Hospitalizations rose to 207 patients with COVID-19 on Wednesday, according to the state dashboard, compared with 196 reported June 22. The seven-day rolling average for hospitalizations for the past week was at about 192, according to numbers from the Healthcare Association of Hawaii.
“It did start to come down a little, but now it seems to have stabilized and so — not the news we were looking for,” said HAH President and CEO Hilton Raethel. “We were hoping to see the hospitalizations continue to come down.”
More than 800 frontline health care workers on a given day continue to be out sick due to COVID-19 infections or exposures. “We thought that as these infection numbers came down we would see a corresponding drop in impact on health care workers,” Raethel said. “It stopped going up, but hasn’t materially come down yet.”
Also, Raethel is concerned about the potential impacts of omicron subvariants BA.4 and BA.5, which are present in Hawaii, and on the rise nationally.
BA.4 and BA.5 are estimated to be about 1.6 and 1.8 times more transmissible, respectively, than BA.2, with an increased ability to evade antibodies elicited by vaccination or prior infection.
The subvariants together now make up about 52% of new COVID-19 cases in the U.S., according to the Centers for Disease Control and Prevention.
In Hawaii there are at least 24 confirmed cases — nine of BA.4 and 15 of BA.5 — detected via genome sequencing by DOH’s State Laboratories Division across all four major counties, according to the latest report.
On Tuesday, Dr. Eric Topol, a physician-scientist at Scripps Research in San Diego , called BA.5 “the worst version of the virus that we’ve seen” in his Ground Truths newsletter. “It takes immune escape … to the next level,” he wrote, “and, as a function of that, enhanced transmissibility, well beyond Omicron (BA.1) and other Omicron family variants that we’ve seen (including BA.1.1, BA.2, BA.2.12.1, and BA.4).”
The genetic distance of BA.5 from earlier variants means it has more potential for immune escape, he noted, calling it “very fit.” This means, more than ever, that next-generation vaccines that are universal and variant-proof are needed to get ahead of the coronavirus,” he said.

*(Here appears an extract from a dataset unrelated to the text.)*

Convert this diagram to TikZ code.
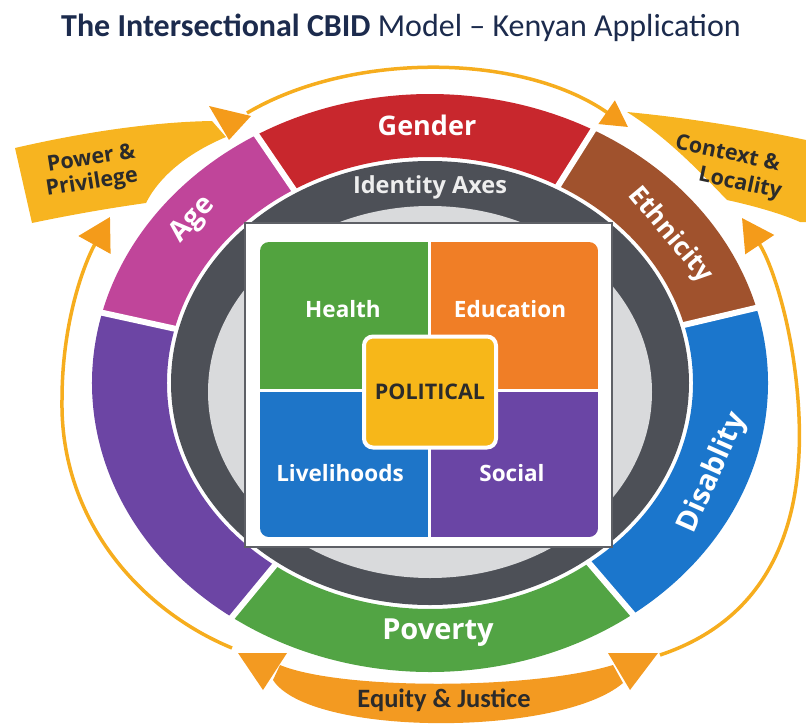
\documentclass[tikz,border=0pt]{standalone}
\usepackage{fontspec}
\setmainfont{Open Sans}
\newfontfamily\condfont{Carlito}
\usetikzlibrary{arrows.meta}

\definecolor{titlecol}{HTML}{1C2B4D}
\definecolor{gendercol}{HTML}{C8272D}
\definecolor{agecol}{HTML}{C0459A}
\definecolor{purplering}{HTML}{6C45A4}
\definecolor{povertycol}{HTML}{52A444}
\definecolor{disabcol}{HTML}{1B76CC}
\definecolor{ethcol}{HTML}{A0522D}
\definecolor{darkring}{HTML}{4D5057}
\definecolor{innergray}{HTML}{D9DADC}
\definecolor{boxline}{HTML}{5E6066}
\definecolor{healthcol}{HTML}{52A33F}
\definecolor{educol}{HTML}{F07E26}
\definecolor{livecol}{HTML}{1E75C8}
\definecolor{socialcol}{HTML}{6A45A5}
\definecolor{polcol}{HTML}{F7B719}
\definecolor{bannercol}{HTML}{F7B420}
\definecolor{arrowcol}{HTML}{F49B1A}
\definecolor{equitycol}{HTML}{F39A21}
\definecolor{arccol}{HTML}{F6AD1E}
\definecolor{textdark}{HTML}{2B2B2B}
\definecolor{axescol}{HTML}{EEEEEE}

\newcommand{\fsz}[1]{\fontsize{#1}{#1}\selectfont}

\begin{document}
\begin{tikzpicture}[x=1pt,y=1pt,
  seglabel/.style={text=white,font=\bfseries\fsz{27}},
  panellabel/.style={text=white,font=\bfseries\fsz{22.5}},
  bannerlabel/.style={text=textdark,font=\bfseries\fsz{21.5}},
  thinarc/.style={draw=arccol,line width=3.5pt}]

\useasboundingbox (0,0) rectangle (806,-726);

\node[text=titlecol,font=\condfont\fsz{32}] (title) at (401,-28) {\textbf{The Intersectional CBID} Model – Kenyan Application};

\begin{scope}[shift={(430,-383)}]
\foreach \a/\b/\col in {61/121/gendercol,121/166/agecol,166/234/purplering,234/307/povertycol,307/375/disabcol,375/421/ethcol}
  \fill[\col] (\a:338 and 289) arc[start angle=\a,end angle=\b,x radius=338,y radius=289]
    -- (\b:263 and 226) arc[start angle=\b,end angle=\a,x radius=263,y radius=226] -- cycle;
\foreach \a in {61,121,166,234,307,375}
  \draw[white,line width=6pt] (\a:250 and 213) -- (\a:350 and 301);
\fill[darkring] (0,0) ellipse[x radius=259,y radius=222];
\end{scope}
\fill[innergray] (430,-392) ellipse[x radius=222,y radius=186];

\fill[white,draw=boxline,line width=2pt] (245,-223) rectangle (612,-547);
\begin{scope}
\clip[rounded corners=9pt] (260,-242) rectangle (598,-537);
\fill[healthcol] (260,-242) rectangle (427.5,-388.5);
\fill[educol] (430.5,-242) rectangle (598,-388.5);
\fill[livecol] (260,-391.5) rectangle (427.5,-537);
\fill[socialcol] (430.5,-391.5) rectangle (598,-537);
\end{scope}

\node[panellabel] (health) at (343,-309) {Health};
\node[panellabel] (education) at (510,-309) {Education};
\node[panellabel] (livelihoods) at (340,-473) {Livelihoods};
\node[panellabel] (social) at (512,-473) {Social};
\node[draw=white,line width=4pt,fill=polcol,rounded corners=9pt,minimum width=132pt,minimum height=111pt,text=textdark,font=\bfseries\fsz{21.5}] (political) at (430,-392) {POLITICAL};

\node[text=axescol,font=\bfseries\fsz{23.5}] (axes) at (430,-187) {Identity Axes};
\node[seglabel] (gender) at (427,-125) {Gender};
\node[seglabel,font=\bfseries\fsz{28},rotate=48] (age) at (193,-220) {Age};
\node[seglabel,font=\bfseries\fsz{26},rotate=-50] (ethnicity) at (670,-235) {Ethnicity};
\node[seglabel,font=\bfseries\fsz{29},rotate=66] (disability) at (713,-473) {Disablity};
\node[seglabel,font=\bfseries\fsz{29}] (poverty) at (438,-633) {Poverty};

\fill[bannercol] (15,-148) .. controls (80,-133) and (150,-122) .. (212,-121) -- (226,-137) .. controls (190,-152) and (160,-175) .. (146,-203) .. controls (110,-208) and (70,-215) .. (32,-223) -- cycle;
\fill[arrowcol] (209,-106) -- (251,-116) -- (229,-140) -- cycle;
\node[bannerlabel,rotate=9] (power) at (91,-157) {Power \&};
\node[bannerlabel,rotate=9] (privilege) at (92,-183) {Privilege};

\fill[bannercol] (627,-112) .. controls (690,-118) and (750,-128) .. (806,-140) -- (806,-222) -- (800,-222) .. controls (780,-213) and (750,-205) .. (727,-200) .. controls (700,-172) and (668,-138) .. (627,-112) -- cycle;
\node[bannerlabel,rotate=-12] (context) at (728,-152) {Context \&};
\node[bannerlabel,rotate=-12] (locality) at (740,-184) {Locality};

\coordinate (topstart) at (247,-113);
\coordinate (topend) at (628,-127);
\coordinate (leftstart) at (232,-648);
\coordinate (leftend) at (110,-217);
\coordinate (rightstart) at (660,-655);
\coordinate (rightend) at (742,-218);

\draw[thinarc,-{Triangle[length=26pt,width=28pt,color=arrowcol]}] (topstart) .. controls (350,-52) and (520,-52) .. (topend);
\draw[thinarc,-{Triangle[length=32pt,width=36pt,color=arrowcol]}] (leftstart) .. controls (140,-610) and (60,-520) .. (62,-400) .. controls (62,-320) and (85,-262) .. (leftend);
\draw[thinarc,-{Triangle[length=32pt,width=34pt,color=arrowcol]}] (rightstart) .. controls (765,-620) and (808,-530) .. (798,-400) .. controls (792,-320) and (770,-260) .. (rightend);

\fill[equitycol] (280,-665) .. controls (340,-690) and (530,-690) .. (613,-665) -- (623,-683) .. controls (560,-737) and (310,-737) .. (273,-680) -- cycle;
\fill[equitycol] (238,-653) -- (287,-653) -- (263,-690) -- cycle;
\fill[equitycol] (608,-653) -- (658,-653) -- (630,-690) -- cycle;
\node[text=textdark,font=\condfont\bfseries\fsz{26.5}] (equity) at (444,-700) {Equity \& Justice};

\end{tikzpicture}
\end{document}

Though current vaccines still offer protection against severe disease and death from the coronavirus, advisers to the Food and Drug Administration recently recommended that COVID-19 booster shots be updated to contain some version of the omicron variant for the fall.
World Health Organization Director-General Tedros Ghebreyesus on Wednesday said COVID-19 cases, driven by BA.4 and BA.5 in many places, are on the rise in 110 countries, causing overall global cases to increase by 20%.
“This pandemic is changing but it’s not over,” Ghebreyesus said. “We have made progress but it’s not over.” He said hundreds of millions — including tens of millions of health workers and elderly in lower-income countries — remain unvaccinated, leaving them more vulnerable to future waves of the virus.
The Hawaii Health Department on Wednesday reported 15 more deaths, bringing the total coronavirus death toll to 1,504.
The DOH encourages all eligible residents to continue getting vaccinated and boosted. As of Wednesday, 76.6% of Hawaii’s overall population had completed the primary series of COVID-19 vaccines, with 43.2% boosted and 9.1% double boosted, according to DOH figures.
Hawaii’s youngest keiki — under age 5 — are now eligible for COVID-19 vaccines, and many received their first shots over the weekend. Hawaii Pacific Health on Saturday vaccinated 585 children in that age bracket at its clinics at Kapiolani Medical Center for Women & Children and Kauai Medical Clinic.
DOH is encouraging parents to get their keiki vaccinated with their first COVID- 19 shots now, particularly with the start of fall session preschool just around the corner. Department spokesperson Brooks Baehr said, “It’s a good idea to begin the vaccination process as soon as possible to give your kids protection … before school begins.”
Correction: An earlier version of this story reported the incorrect name for Kauai Medical Clinic.